Hoe de kerken van Oirlo, Castenray, Wanssum en Blitterswijck zo lang mogelijk open kunnen blijven

Het kerkbestuur wil dat de kerk in Oirlo zo lang mogelijk openblijft.  © archief Laurens Eggen

Oirlo -

De kerkbesturen van de parochies Oirlo, Castenray, Wanssum en Blitterswijck gaan kijken hoe ze de sluiting van hun kerken uit kunnen stellen. Daarbij roepen ze de hulp in van de parochianen.

Leon Janssen

‘We moeten onder ogen zien, dat de kerk in een te groot geworden jas woont. Het is in de toekomst niet realistisch om in Venray op vijftien plaatsen de eredienst te blijven vieren.’
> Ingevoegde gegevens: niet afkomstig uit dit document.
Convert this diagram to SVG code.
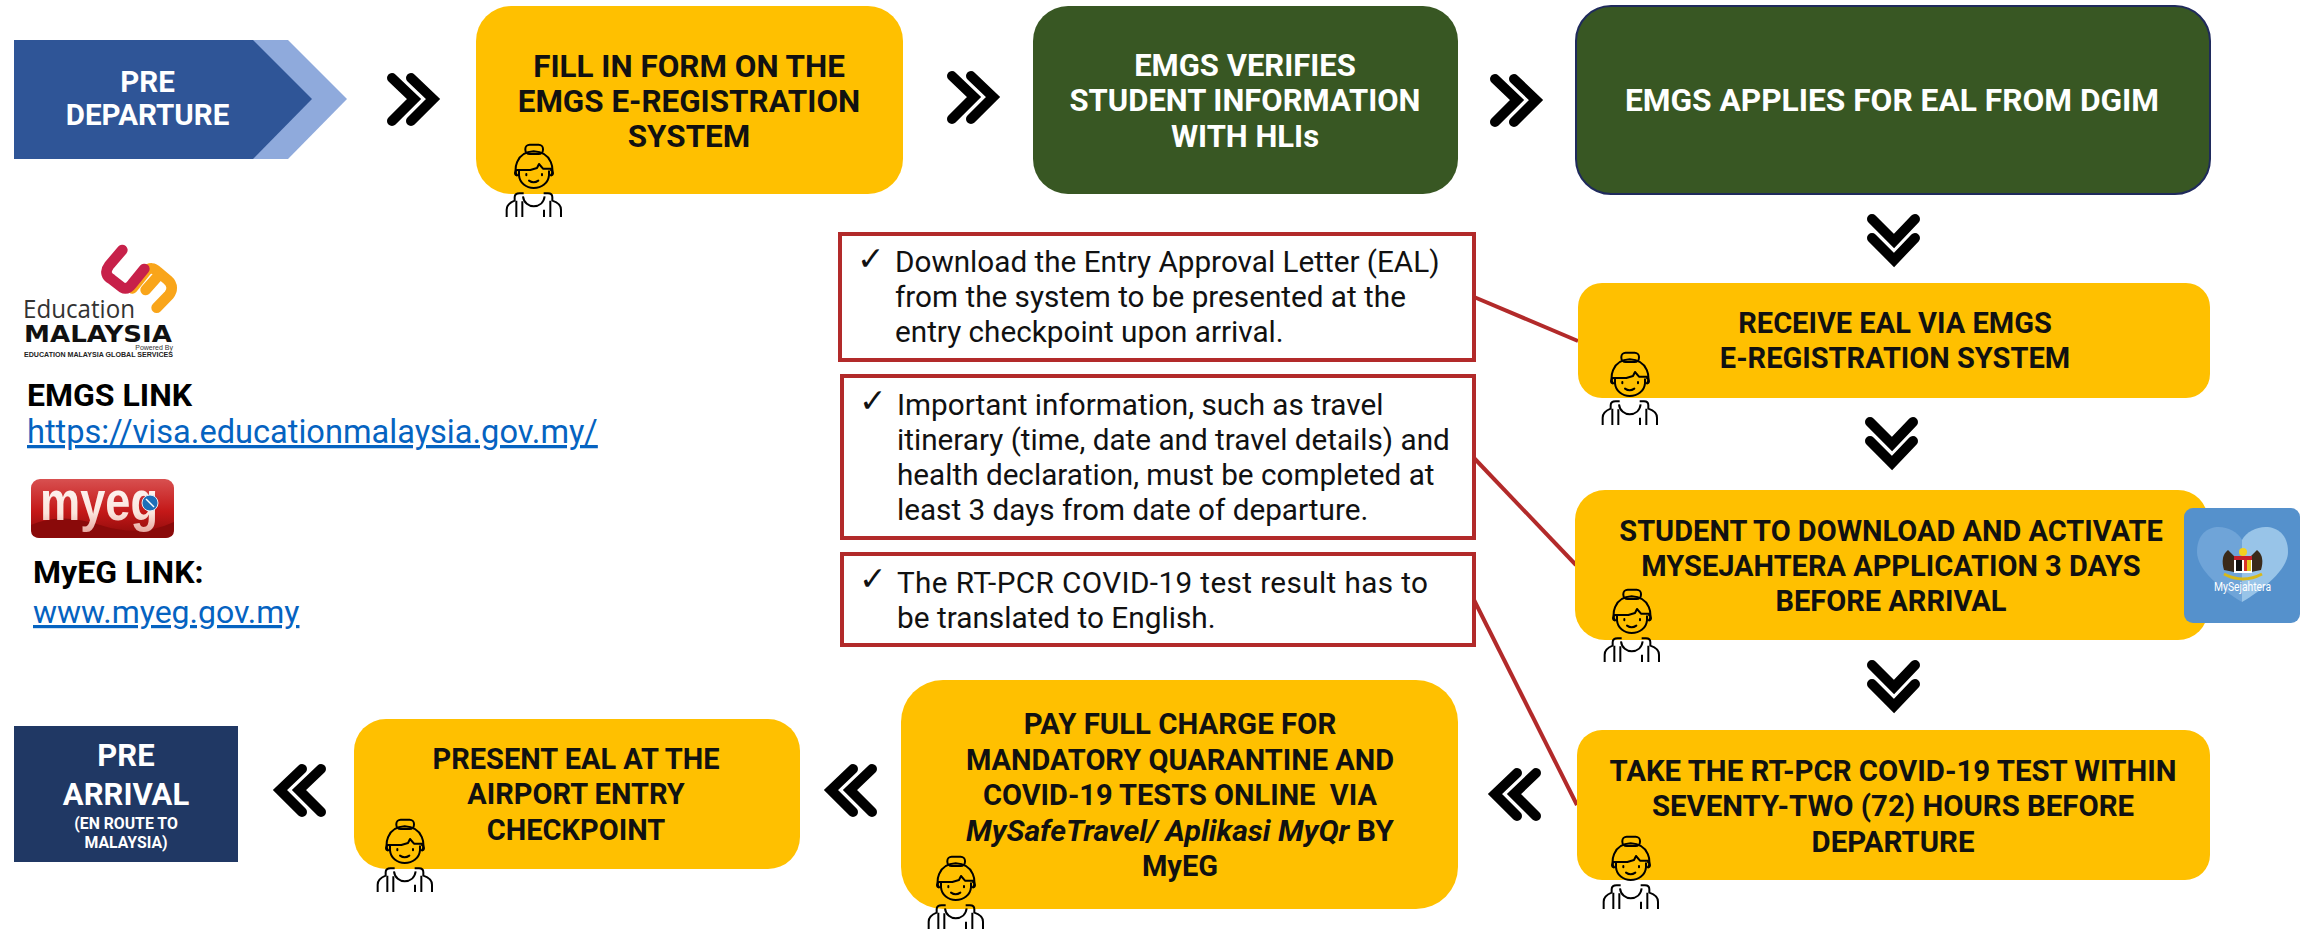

Deze woorden van deken Ed Smeets hangen als het zwaard van Damocles boven het hoofd van Dré Duijf, vicevoorzitter van het kerkbestuur van de Oirlose Gertrudiskerk. Als het aan Duijf ligt, wordt het tijdstip dat ook zijn kerk de deuren moet sluiten, echter zo ver mogelijk vooruit verschoven.

Lees ook: Financiële situatie kerk Oirlo ‘zeer nijpend’ door corona

De kerkbesturen van de vier parochies die samen een cluster vormen, komen 10 mei samen met deken Smeets en pastoor Huub van Horne om te kijken hoe hun godshuizen er over vijf jaar uit zouden kunnen zien.

Daarvóór wil Duijf echter praten met betrokken Oirlonaren om hun mening te horen. Dat gaat donderdag 6 mei vanaf zeven uur ’s avonds gebeuren in de Gertrudiskerk.

Commissies

„Op den duur zullen er kerken dichtgaan, maar zover is het nog niet”, zegt Duijf. „De vier besturen gaan 1 januari 2022 samen, zodat er één groot kerkbestuur ontstaat. Per dorp willen we dan met commissies gaan werken. Tijdens de bijeenkomst van 6 mei willen we kijken of daar in Oirlo interesse voor bestaat. Verder bespreken we dan de mogelijkheden om de kerk zo lang mogelijk overeind te houden, bijvoorbeeld door er meer activiteiten zoals concerten en lezingen te houden.”

Opmerkingen

Oirlo is de eerste parochie waar de mening van de parochianen over de toekomst van de kerk gepeild wordt. „Castenray, Wanssum en Blitterswijck zullen dat waarschijnlijk ook gaan doen. Wij wilden dat echter doen vóór het gesprek met de deken, zodat we de opgehaalde opmerkingen daarin mee kunnen nemen.”